Creating the perfect home office takes a lot more than simply placing a desk in a room. Considering how much time you’ll be spending there, it’s imperative that your office is somewhere that you’ll actually want to work. The importance of design is even more apparent when you consider the effect your working environment has on both productivity and health. Follow our tips below to design your home office in a way that gets the best out of you.
1. Establish a designated office space
The first consideration—and perhaps most important—is your office’s location. While the kitchen table or your bed may work in the short-term, they’re not conducive to productivity. Working from your bed, in particular, can create a mental association between where you sleep and where you work, making it hard to wind down. This can adversely impact your sleep quality, which will kill the next day’s productivity.
Instead, it’s essential to create a designated working space that’s free from distractions like chores, TV, or other people. This will allow you to keep your work and private lives separate, and help you to better focus on the work at hand. The best place to locate your home office is in a spare room, especially if it has little regular function in your house beyond storage. If you don’t have a spare room, then anywhere else in your house that offers a minimal amount of distractions will work.
2. Organise your space efficiently
Even if inspiration has struck, and you don’t want to leave your desk, you should always take time to stretch your legs. However, doing this too frequently can disrupt your focus, and slow you down. As such, you should design your home office to give you the easiest access to any items you use most frequently.
You should also try and prevent clutter. A messy workspace can hamper productivity and increase stress levels. One recent study found that individuals working in a clutter-free workspace could work steadily for 7.5 minutes longer than those in an untidy space. Even if you don’t have a large room, you can still utilise the space you do have to create a tidy and organised environment. For example, you could set up shelves on your walls, giving you extra space to keep any office supplies. The space under your desk could also house things like a printer or file cabinet, though you should make sure to still give yourself enough legroom.
3. Make it comfortable and inspiring
Back problems are one of the most common issues affecting people who work from home, especially if you’re on your laptop all day. While there are certain home office items you can skimp on, a comfortable chair is definitely not one of them. A good ergonomic office chair will have enough width and depth to support you and will be easily adjustable with comfortable padding, so be sure to take these features into account.

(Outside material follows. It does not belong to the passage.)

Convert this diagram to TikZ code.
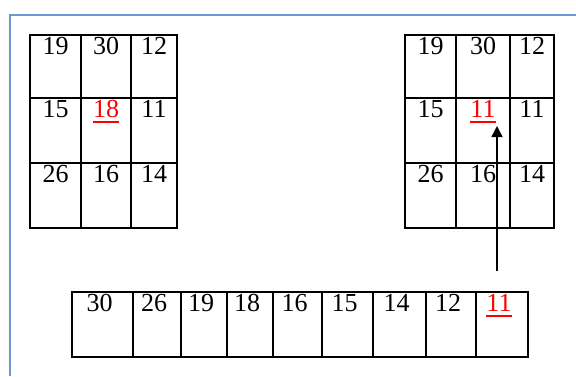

It is also important that your office isn’t drably decorated, as this can drain your energy and again impede output. People have been shown to be much more productive in offices that support our identity. So make sure to design it in a way that’s motivating and personal to you—for instance, paint it in a colour you like, hang up pictures, posters and other décor, and put down a cosy rug.
4. Bring the outside inside your office
According to research by Cornell University, natural lighting can bolster productivity, health, and wellness. As such, it’s important to set up your desk near a window, allowing light to hit your workspace. Bringing the natural world into your home office with plants will also help you be more productive and healthy. A 2017 study by Harvard University found that plant-filled offices give us a 26% boost in cognition, 30% fewer cases of sickness, and a 6% rise in sleep quality. In fact, even pictures of nature can have similar productivity-boosting effects.